START
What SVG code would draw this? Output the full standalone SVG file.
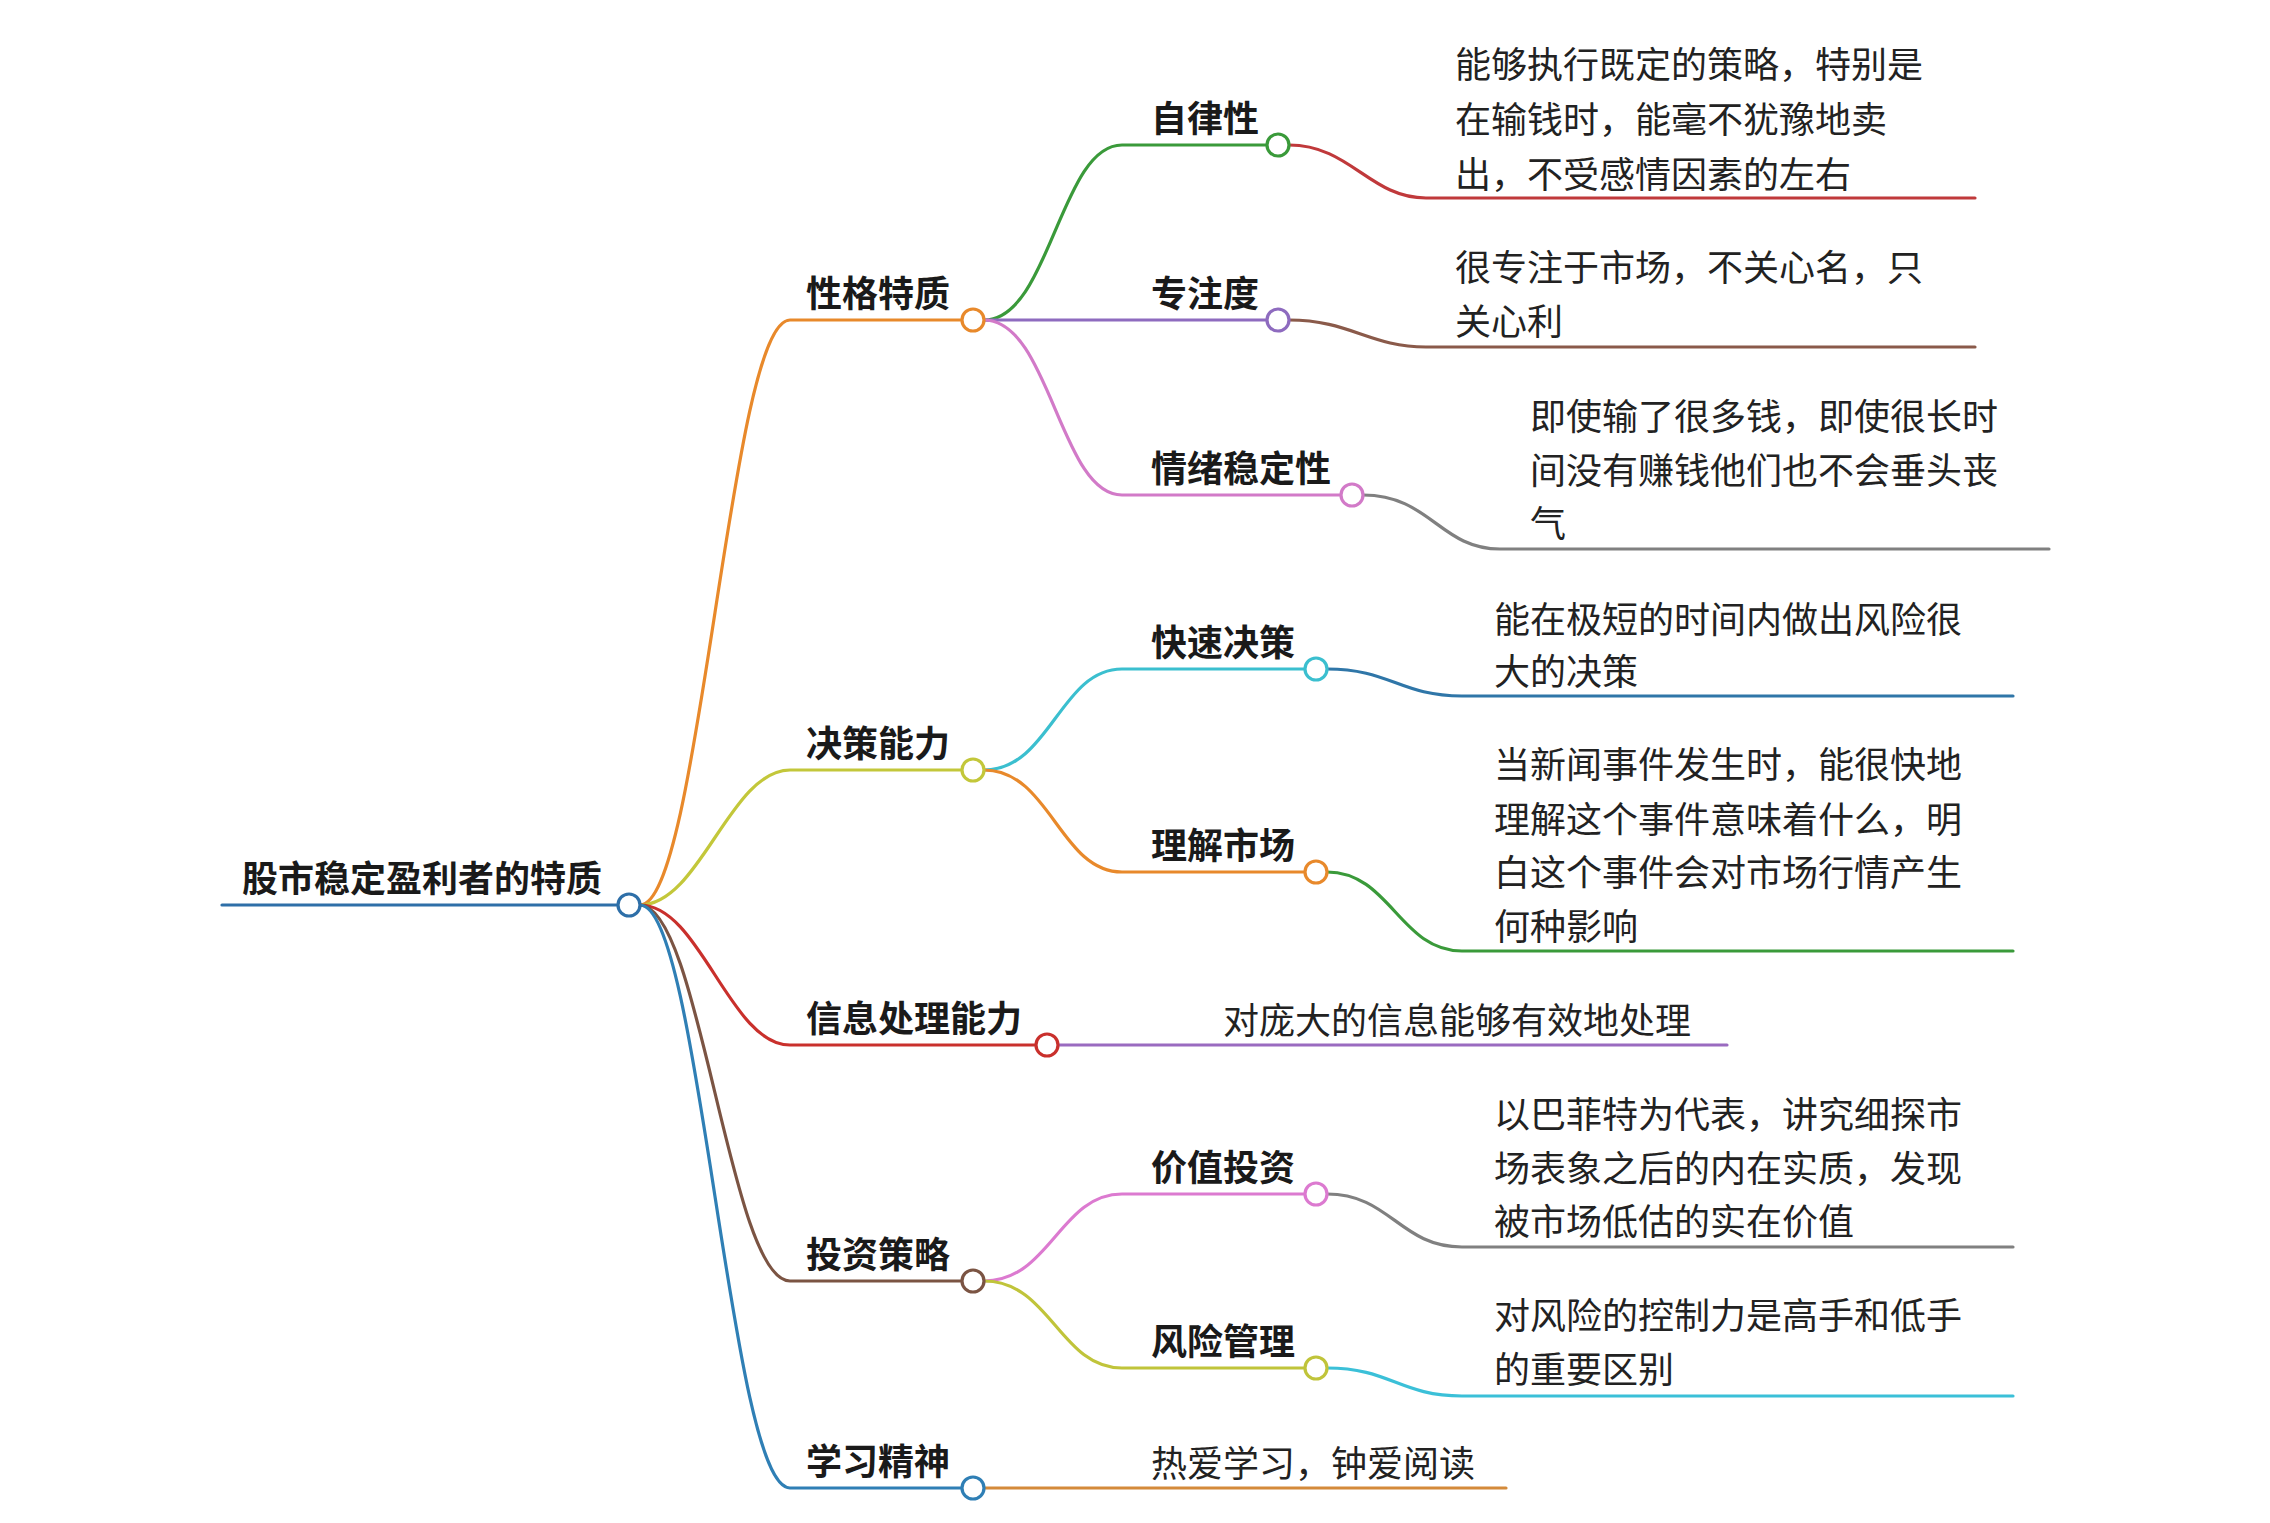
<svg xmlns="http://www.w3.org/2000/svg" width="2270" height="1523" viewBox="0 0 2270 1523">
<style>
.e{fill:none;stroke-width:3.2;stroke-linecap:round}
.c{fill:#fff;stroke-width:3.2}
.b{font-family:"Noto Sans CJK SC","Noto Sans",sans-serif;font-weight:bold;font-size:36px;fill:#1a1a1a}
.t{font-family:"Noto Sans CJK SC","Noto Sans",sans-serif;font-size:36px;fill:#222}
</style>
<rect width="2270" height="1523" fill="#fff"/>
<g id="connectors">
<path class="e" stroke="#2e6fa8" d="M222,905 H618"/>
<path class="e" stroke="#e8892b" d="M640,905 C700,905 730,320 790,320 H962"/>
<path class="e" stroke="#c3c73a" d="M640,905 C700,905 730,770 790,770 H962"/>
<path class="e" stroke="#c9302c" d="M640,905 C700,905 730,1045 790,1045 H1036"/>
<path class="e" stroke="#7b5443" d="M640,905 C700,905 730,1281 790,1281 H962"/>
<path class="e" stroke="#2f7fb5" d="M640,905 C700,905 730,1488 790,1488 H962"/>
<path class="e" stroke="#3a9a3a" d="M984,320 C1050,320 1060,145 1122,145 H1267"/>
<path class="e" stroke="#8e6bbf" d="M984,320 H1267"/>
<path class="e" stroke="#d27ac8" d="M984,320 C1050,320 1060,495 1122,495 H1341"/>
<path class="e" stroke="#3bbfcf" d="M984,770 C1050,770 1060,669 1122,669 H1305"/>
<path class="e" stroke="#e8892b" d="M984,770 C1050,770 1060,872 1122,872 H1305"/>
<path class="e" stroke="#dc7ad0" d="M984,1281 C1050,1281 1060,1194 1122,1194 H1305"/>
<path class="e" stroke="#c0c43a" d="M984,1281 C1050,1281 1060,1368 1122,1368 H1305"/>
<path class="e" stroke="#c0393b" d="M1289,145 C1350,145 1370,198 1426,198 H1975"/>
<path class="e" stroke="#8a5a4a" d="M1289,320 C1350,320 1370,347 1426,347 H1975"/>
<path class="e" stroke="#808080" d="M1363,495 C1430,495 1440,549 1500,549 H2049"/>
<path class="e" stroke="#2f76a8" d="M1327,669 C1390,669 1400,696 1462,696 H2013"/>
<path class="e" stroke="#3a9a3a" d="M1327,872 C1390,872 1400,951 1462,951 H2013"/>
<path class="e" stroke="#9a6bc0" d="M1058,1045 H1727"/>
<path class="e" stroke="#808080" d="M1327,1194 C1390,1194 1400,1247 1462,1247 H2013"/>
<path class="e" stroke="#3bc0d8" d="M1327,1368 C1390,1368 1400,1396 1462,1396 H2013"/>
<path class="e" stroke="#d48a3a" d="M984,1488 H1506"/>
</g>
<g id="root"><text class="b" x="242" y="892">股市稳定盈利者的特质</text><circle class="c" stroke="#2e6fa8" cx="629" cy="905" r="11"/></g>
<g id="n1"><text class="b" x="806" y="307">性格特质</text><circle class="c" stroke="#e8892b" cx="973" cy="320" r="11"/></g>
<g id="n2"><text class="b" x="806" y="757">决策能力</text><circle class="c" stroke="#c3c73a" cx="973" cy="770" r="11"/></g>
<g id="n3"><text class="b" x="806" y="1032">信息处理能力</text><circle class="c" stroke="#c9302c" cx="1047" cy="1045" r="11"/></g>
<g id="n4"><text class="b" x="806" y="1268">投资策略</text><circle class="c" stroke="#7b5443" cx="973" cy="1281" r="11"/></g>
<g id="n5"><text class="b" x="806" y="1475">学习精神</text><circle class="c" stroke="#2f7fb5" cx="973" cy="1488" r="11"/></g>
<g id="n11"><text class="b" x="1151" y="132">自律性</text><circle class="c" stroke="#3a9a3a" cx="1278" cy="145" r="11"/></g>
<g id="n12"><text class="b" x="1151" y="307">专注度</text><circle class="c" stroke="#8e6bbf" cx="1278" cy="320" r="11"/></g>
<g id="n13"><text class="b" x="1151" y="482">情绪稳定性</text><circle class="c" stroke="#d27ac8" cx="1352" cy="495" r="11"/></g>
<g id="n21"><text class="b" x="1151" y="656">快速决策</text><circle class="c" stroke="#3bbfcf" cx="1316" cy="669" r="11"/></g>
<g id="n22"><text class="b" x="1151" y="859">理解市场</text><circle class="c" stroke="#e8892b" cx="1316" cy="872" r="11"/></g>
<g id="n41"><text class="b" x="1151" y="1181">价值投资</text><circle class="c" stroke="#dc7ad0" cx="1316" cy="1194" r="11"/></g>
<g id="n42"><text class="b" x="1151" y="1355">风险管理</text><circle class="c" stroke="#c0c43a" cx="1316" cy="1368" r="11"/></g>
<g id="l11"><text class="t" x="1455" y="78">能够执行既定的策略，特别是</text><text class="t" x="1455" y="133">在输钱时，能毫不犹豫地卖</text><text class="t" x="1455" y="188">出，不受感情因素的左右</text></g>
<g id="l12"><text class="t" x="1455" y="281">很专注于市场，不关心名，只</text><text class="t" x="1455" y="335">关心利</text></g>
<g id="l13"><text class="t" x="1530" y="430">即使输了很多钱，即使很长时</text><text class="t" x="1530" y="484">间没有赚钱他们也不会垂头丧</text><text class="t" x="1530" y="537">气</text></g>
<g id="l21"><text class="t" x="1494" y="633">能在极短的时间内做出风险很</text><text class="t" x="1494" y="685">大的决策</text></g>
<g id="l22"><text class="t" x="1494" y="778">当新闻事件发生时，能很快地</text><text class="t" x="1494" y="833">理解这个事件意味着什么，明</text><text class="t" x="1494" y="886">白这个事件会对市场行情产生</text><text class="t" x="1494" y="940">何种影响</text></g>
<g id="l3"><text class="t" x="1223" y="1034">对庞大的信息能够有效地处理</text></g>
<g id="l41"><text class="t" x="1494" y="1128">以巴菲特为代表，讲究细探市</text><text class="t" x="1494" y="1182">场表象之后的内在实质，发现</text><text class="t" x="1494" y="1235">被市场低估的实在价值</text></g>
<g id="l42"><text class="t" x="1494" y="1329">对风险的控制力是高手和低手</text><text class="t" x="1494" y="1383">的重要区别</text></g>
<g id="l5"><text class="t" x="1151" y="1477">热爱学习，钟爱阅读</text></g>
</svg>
END
_Job_
Without the pictures, copy the material exactly as given.

_The output_
What SVG code would draw this? Output the full standalone SVG file.
<svg xmlns="http://www.w3.org/2000/svg" width="2270" height="1523" viewBox="0 0 2270 1523">
<style>
.e{fill:none;stroke-width:3.2;stroke-linecap:round}
.c{fill:#fff;stroke-width:3.2}
.b{font-family:"Noto Sans CJK SC","Noto Sans",sans-serif;font-weight:bold;font-size:36px;fill:#1a1a1a}
.t{font-family:"Noto Sans CJK SC","Noto Sans",sans-serif;font-size:36px;fill:#222}
</style>
<rect width="2270" height="1523" fill="#fff"/>
<g id="connectors">
<path class="e" stroke="#2e6fa8" d="M222,905 H618"/>
<path class="e" stroke="#e8892b" d="M640,905 C700,905 730,320 790,320 H962"/>
<path class="e" stroke="#c3c73a" d="M640,905 C700,905 730,770 790,770 H962"/>
<path class="e" stroke="#c9302c" d="M640,905 C700,905 730,1045 790,1045 H1036"/>
<path class="e" stroke="#7b5443" d="M640,905 C700,905 730,1281 790,1281 H962"/>
<path class="e" stroke="#2f7fb5" d="M640,905 C700,905 730,1488 790,1488 H962"/>
<path class="e" stroke="#3a9a3a" d="M984,320 C1050,320 1060,145 1122,145 H1267"/>
<path class="e" stroke="#8e6bbf" d="M984,320 H1267"/>
<path class="e" stroke="#d27ac8" d="M984,320 C1050,320 1060,495 1122,495 H1341"/>
<path class="e" stroke="#3bbfcf" d="M984,770 C1050,770 1060,669 1122,669 H1305"/>
<path class="e" stroke="#e8892b" d="M984,770 C1050,770 1060,872 1122,872 H1305"/>
<path class="e" stroke="#dc7ad0" d="M984,1281 C1050,1281 1060,1194 1122,1194 H1305"/>
<path class="e" stroke="#c0c43a" d="M984,1281 C1050,1281 1060,1368 1122,1368 H1305"/>
<path class="e" stroke="#c0393b" d="M1289,145 C1350,145 1370,198 1426,198 H1975"/>
<path class="e" stroke="#8a5a4a" d="M1289,320 C1350,320 1370,347 1426,347 H1975"/>
<path class="e" stroke="#808080" d="M1363,495 C1430,495 1440,549 1500,549 H2049"/>
<path class="e" stroke="#2f76a8" d="M1327,669 C1390,669 1400,696 1462,696 H2013"/>
<path class="e" stroke="#3a9a3a" d="M1327,872 C1390,872 1400,951 1462,951 H2013"/>
<path class="e" stroke="#9a6bc0" d="M1058,1045 H1727"/>
<path class="e" stroke="#808080" d="M1327,1194 C1390,1194 1400,1247 1462,1247 H2013"/>
<path class="e" stroke="#3bc0d8" d="M1327,1368 C1390,1368 1400,1396 1462,1396 H2013"/>
<path class="e" stroke="#d48a3a" d="M984,1488 H1506"/>
</g>
<g id="root"><text class="b" x="242" y="892">股市稳定盈利者的特质</text><circle class="c" stroke="#2e6fa8" cx="629" cy="905" r="11"/></g>
<g id="n1"><text class="b" x="806" y="307">性格特质</text><circle class="c" stroke="#e8892b" cx="973" cy="320" r="11"/></g>
<g id="n2"><text class="b" x="806" y="757">决策能力</text><circle class="c" stroke="#c3c73a" cx="973" cy="770" r="11"/></g>
<g id="n3"><text class="b" x="806" y="1032">信息处理能力</text><circle class="c" stroke="#c9302c" cx="1047" cy="1045" r="11"/></g>
<g id="n4"><text class="b" x="806" y="1268">投资策略</text><circle class="c" stroke="#7b5443" cx="973" cy="1281" r="11"/></g>
<g id="n5"><text class="b" x="806" y="1475">学习精神</text><circle class="c" stroke="#2f7fb5" cx="973" cy="1488" r="11"/></g>
<g id="n11"><text class="b" x="1151" y="132">自律性</text><circle class="c" stroke="#3a9a3a" cx="1278" cy="145" r="11"/></g>
<g id="n12"><text class="b" x="1151" y="307">专注度</text><circle class="c" stroke="#8e6bbf" cx="1278" cy="320" r="11"/></g>
<g id="n13"><text class="b" x="1151" y="482">情绪稳定性</text><circle class="c" stroke="#d27ac8" cx="1352" cy="495" r="11"/></g>
<g id="n21"><text class="b" x="1151" y="656">快速决策</text><circle class="c" stroke="#3bbfcf" cx="1316" cy="669" r="11"/></g>
<g id="n22"><text class="b" x="1151" y="859">理解市场</text><circle class="c" stroke="#e8892b" cx="1316" cy="872" r="11"/></g>
<g id="n41"><text class="b" x="1151" y="1181">价值投资</text><circle class="c" stroke="#dc7ad0" cx="1316" cy="1194" r="11"/></g>
<g id="n42"><text class="b" x="1151" y="1355">风险管理</text><circle class="c" stroke="#c0c43a" cx="1316" cy="1368" r="11"/></g>
<g id="l11"><text class="t" x="1455" y="78">能够执行既定的策略，特别是</text><text class="t" x="1455" y="133">在输钱时，能毫不犹豫地卖</text><text class="t" x="1455" y="188">出，不受感情因素的左右</text></g>
<g id="l12"><text class="t" x="1455" y="281">很专注于市场，不关心名，只</text><text class="t" x="1455" y="335">关心利</text></g>
<g id="l13"><text class="t" x="1530" y="430">即使输了很多钱，即使很长时</text><text class="t" x="1530" y="484">间没有赚钱他们也不会垂头丧</text><text class="t" x="1530" y="537">气</text></g>
<g id="l21"><text class="t" x="1494" y="633">能在极短的时间内做出风险很</text><text class="t" x="1494" y="685">大的决策</text></g>
<g id="l22"><text class="t" x="1494" y="778">当新闻事件发生时，能很快地</text><text class="t" x="1494" y="833">理解这个事件意味着什么，明</text><text class="t" x="1494" y="886">白这个事件会对市场行情产生</text><text class="t" x="1494" y="940">何种影响</text></g>
<g id="l3"><text class="t" x="1223" y="1034">对庞大的信息能够有效地处理</text></g>
<g id="l41"><text class="t" x="1494" y="1128">以巴菲特为代表，讲究细探市</text><text class="t" x="1494" y="1182">场表象之后的内在实质，发现</text><text class="t" x="1494" y="1235">被市场低估的实在价值</text></g>
<g id="l42"><text class="t" x="1494" y="1329">对风险的控制力是高手和低手</text><text class="t" x="1494" y="1383">的重要区别</text></g>
<g id="l5"><text class="t" x="1151" y="1477">热爱学习，钟爱阅读</text></g>
</svg>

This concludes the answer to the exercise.